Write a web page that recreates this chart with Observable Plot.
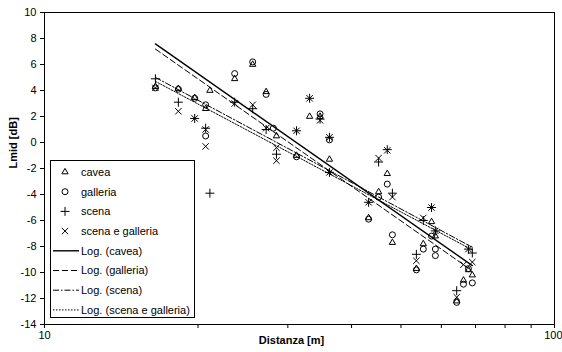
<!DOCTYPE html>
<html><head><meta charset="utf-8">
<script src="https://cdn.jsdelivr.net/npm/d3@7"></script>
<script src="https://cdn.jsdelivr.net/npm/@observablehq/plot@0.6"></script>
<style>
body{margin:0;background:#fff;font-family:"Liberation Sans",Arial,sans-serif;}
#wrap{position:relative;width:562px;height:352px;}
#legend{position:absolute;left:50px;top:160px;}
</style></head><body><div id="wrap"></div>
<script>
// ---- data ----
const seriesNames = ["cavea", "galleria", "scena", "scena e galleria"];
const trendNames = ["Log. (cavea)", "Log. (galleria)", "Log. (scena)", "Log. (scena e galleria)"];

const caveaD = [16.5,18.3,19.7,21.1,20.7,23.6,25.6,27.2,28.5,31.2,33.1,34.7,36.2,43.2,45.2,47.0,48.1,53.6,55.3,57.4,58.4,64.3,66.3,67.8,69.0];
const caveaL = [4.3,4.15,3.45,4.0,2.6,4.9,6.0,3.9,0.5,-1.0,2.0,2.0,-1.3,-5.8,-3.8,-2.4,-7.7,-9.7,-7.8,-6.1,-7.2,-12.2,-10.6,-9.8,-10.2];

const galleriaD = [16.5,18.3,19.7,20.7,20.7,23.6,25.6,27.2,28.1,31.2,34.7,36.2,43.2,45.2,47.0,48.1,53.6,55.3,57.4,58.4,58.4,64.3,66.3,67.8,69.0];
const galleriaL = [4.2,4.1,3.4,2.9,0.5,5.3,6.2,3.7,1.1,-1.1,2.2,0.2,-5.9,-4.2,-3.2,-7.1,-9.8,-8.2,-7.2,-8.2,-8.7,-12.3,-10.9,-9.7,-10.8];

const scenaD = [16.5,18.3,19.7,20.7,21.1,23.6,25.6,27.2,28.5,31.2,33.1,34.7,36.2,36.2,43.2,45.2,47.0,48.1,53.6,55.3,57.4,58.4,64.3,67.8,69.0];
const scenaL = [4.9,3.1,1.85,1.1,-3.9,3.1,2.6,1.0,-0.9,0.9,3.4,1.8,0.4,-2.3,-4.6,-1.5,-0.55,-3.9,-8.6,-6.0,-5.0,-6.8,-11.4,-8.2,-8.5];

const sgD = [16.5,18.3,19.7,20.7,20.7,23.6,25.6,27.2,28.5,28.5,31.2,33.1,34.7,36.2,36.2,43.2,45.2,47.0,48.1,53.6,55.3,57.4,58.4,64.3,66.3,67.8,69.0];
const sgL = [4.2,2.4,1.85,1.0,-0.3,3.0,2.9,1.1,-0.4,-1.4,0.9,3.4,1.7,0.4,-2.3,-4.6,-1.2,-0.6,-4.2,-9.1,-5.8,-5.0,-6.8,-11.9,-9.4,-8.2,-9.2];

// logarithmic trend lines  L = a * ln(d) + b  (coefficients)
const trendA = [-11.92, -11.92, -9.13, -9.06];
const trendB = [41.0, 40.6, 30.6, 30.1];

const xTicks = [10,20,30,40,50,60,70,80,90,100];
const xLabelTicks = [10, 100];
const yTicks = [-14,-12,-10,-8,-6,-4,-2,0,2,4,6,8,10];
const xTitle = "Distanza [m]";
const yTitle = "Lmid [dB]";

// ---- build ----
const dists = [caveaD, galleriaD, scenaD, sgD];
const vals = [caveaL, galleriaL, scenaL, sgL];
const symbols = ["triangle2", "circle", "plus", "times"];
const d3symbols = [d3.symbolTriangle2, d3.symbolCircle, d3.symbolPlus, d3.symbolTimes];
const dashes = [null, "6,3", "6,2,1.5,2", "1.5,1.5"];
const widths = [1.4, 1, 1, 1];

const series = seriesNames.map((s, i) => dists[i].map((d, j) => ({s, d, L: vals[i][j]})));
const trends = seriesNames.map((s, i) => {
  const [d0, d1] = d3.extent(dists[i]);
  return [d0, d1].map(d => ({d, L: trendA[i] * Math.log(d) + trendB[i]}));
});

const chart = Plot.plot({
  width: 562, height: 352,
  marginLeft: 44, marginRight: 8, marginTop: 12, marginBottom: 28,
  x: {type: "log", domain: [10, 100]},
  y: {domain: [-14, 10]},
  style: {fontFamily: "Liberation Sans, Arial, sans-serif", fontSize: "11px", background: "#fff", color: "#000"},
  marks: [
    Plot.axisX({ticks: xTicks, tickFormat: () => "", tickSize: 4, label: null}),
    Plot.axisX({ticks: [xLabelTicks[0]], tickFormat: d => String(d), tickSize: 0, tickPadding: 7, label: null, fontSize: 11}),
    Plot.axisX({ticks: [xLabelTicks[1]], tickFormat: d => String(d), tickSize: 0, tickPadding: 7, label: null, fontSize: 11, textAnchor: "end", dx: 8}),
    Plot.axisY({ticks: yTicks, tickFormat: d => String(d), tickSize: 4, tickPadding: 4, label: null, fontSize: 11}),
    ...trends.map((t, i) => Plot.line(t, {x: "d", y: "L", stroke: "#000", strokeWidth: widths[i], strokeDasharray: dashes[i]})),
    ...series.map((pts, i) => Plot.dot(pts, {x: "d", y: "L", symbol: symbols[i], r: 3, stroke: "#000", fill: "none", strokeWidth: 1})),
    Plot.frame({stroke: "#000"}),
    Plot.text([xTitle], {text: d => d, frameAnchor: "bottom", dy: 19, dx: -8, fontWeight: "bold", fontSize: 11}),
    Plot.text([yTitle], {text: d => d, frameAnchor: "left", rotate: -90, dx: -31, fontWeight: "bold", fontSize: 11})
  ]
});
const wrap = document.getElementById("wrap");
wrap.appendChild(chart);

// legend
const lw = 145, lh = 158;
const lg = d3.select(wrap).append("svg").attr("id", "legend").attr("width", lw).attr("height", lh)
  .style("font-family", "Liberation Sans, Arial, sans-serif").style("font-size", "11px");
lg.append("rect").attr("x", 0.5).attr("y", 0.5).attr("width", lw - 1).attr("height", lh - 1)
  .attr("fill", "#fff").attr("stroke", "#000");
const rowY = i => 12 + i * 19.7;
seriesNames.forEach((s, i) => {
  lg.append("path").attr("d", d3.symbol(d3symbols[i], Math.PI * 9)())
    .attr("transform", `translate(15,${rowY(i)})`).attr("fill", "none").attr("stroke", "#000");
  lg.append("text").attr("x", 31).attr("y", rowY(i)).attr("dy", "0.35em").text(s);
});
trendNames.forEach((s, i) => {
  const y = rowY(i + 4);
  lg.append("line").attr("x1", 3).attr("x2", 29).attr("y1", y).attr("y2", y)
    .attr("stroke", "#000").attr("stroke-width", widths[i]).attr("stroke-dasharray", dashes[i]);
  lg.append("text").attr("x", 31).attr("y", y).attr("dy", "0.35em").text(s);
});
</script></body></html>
:::
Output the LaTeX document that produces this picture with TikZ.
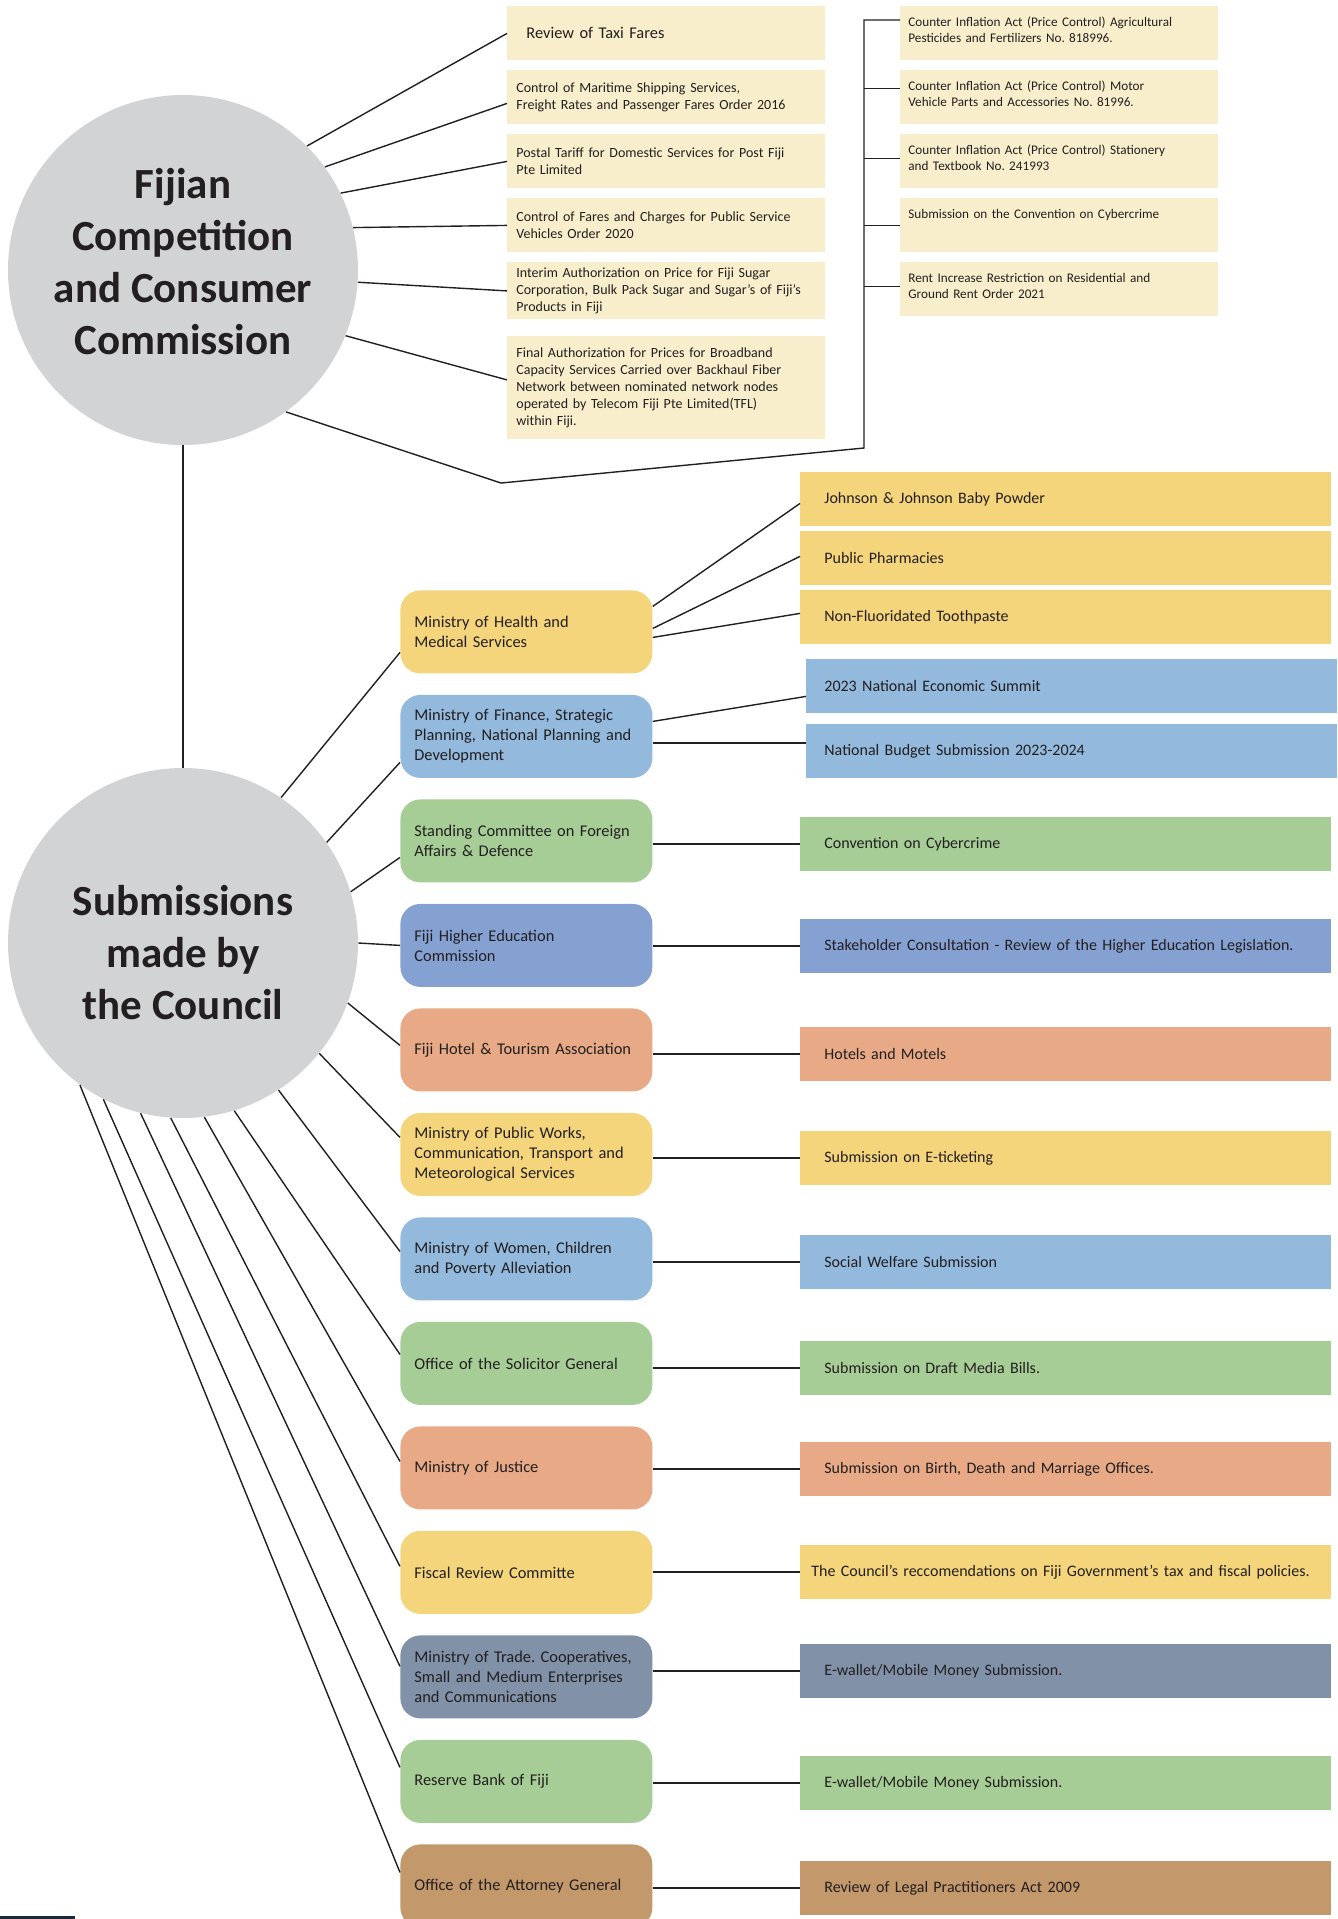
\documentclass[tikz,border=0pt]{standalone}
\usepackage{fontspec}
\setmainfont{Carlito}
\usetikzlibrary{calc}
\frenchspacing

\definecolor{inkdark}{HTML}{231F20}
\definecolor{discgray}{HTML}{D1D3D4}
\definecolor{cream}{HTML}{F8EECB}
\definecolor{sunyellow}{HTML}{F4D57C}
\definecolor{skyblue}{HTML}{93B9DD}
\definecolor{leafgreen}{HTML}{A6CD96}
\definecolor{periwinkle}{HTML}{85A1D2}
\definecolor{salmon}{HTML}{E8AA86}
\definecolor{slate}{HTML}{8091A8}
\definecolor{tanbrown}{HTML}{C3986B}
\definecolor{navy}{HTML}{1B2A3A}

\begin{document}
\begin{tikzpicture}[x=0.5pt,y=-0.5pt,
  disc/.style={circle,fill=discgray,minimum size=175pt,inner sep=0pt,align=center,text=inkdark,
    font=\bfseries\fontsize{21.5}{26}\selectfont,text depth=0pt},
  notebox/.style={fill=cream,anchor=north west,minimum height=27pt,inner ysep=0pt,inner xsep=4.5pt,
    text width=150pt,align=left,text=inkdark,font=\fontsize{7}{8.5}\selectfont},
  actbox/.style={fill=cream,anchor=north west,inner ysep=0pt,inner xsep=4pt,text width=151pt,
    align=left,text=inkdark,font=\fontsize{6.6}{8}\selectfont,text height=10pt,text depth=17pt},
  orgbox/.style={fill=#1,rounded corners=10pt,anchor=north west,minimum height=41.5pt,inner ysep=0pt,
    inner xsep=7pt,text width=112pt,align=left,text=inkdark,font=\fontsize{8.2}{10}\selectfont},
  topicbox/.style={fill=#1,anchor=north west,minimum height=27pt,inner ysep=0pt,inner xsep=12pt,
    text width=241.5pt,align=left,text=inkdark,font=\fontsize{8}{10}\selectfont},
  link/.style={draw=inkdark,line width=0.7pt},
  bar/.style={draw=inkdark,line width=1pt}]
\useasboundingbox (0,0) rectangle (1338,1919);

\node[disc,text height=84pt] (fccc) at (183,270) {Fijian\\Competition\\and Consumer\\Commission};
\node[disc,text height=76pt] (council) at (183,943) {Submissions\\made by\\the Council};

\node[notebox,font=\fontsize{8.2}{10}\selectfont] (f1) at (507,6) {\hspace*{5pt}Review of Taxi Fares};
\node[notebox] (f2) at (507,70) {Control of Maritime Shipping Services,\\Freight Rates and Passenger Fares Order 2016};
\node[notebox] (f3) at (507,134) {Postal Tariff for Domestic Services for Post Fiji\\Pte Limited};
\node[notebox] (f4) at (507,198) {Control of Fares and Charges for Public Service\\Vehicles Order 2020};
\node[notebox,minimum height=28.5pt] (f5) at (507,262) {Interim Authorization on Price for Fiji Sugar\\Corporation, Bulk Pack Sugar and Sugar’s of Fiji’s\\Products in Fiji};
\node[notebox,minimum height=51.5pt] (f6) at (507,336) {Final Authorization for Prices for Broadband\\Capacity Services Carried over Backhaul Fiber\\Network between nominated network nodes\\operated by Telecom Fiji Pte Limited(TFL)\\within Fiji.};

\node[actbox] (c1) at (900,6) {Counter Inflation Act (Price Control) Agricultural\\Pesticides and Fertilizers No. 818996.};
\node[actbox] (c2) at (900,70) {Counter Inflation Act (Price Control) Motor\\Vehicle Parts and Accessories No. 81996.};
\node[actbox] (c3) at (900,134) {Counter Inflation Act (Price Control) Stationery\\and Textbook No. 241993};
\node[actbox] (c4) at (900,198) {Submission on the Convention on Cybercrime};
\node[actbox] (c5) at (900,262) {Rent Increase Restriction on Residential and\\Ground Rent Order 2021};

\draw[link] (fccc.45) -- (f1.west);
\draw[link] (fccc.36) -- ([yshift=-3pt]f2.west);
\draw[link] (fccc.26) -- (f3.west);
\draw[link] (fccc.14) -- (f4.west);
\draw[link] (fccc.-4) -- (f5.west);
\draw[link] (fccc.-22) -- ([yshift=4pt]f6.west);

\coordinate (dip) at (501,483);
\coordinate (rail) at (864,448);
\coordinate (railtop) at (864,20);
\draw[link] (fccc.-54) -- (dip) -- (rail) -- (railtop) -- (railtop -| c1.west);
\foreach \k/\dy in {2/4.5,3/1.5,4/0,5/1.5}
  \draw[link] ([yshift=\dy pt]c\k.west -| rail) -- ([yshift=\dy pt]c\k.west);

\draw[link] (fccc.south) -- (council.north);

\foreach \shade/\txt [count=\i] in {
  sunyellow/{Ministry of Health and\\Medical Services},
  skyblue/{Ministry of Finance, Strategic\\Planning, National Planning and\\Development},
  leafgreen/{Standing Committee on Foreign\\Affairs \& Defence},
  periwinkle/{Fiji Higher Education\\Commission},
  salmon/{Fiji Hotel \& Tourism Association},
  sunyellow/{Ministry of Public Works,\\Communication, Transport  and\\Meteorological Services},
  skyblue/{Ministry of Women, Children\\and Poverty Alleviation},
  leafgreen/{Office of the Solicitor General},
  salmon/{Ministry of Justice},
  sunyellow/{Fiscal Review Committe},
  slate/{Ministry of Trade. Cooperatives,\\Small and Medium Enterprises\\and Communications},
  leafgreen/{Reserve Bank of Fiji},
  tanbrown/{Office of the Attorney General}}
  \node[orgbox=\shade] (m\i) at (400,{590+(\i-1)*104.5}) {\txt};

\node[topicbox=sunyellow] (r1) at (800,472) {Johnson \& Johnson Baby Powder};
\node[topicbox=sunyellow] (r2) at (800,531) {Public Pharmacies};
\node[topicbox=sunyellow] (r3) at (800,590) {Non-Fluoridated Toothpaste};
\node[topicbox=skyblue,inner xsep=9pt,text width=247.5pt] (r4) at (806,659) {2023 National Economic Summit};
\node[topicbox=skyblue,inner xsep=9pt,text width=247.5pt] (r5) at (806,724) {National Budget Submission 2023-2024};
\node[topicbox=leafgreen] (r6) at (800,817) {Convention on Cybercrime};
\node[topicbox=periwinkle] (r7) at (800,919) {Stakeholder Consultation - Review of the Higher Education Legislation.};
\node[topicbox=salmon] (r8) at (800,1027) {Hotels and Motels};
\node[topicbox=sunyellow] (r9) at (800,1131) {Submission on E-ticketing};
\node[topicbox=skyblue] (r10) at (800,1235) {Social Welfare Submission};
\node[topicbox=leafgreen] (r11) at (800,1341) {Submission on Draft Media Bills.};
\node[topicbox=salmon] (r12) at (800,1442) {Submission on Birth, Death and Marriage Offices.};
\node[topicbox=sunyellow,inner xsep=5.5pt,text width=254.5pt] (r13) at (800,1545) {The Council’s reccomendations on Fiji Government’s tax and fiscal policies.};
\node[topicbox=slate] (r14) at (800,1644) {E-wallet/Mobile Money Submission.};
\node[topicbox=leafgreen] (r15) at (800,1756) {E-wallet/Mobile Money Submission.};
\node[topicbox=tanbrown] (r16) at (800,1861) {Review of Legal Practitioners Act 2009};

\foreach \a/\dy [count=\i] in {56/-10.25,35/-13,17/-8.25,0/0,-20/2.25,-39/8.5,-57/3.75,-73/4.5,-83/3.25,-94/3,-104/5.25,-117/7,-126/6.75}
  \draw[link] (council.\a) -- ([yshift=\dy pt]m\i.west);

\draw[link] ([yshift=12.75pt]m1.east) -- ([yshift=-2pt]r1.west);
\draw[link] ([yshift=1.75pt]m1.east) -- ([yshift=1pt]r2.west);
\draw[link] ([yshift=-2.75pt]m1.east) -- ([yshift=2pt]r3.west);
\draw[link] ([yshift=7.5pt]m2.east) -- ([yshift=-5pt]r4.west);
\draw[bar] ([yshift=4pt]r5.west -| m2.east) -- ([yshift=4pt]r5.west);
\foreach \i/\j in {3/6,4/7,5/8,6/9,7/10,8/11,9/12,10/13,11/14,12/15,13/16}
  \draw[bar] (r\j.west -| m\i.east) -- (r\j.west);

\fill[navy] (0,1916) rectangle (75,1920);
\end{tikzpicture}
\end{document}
:::
_What is needed_.
Extract from the material all lines containing the string "that".

_Exercise output_.
Write a web page that recreates this chart with Observable Plot.
Output the LaTeX document that produces this picture with TikZ.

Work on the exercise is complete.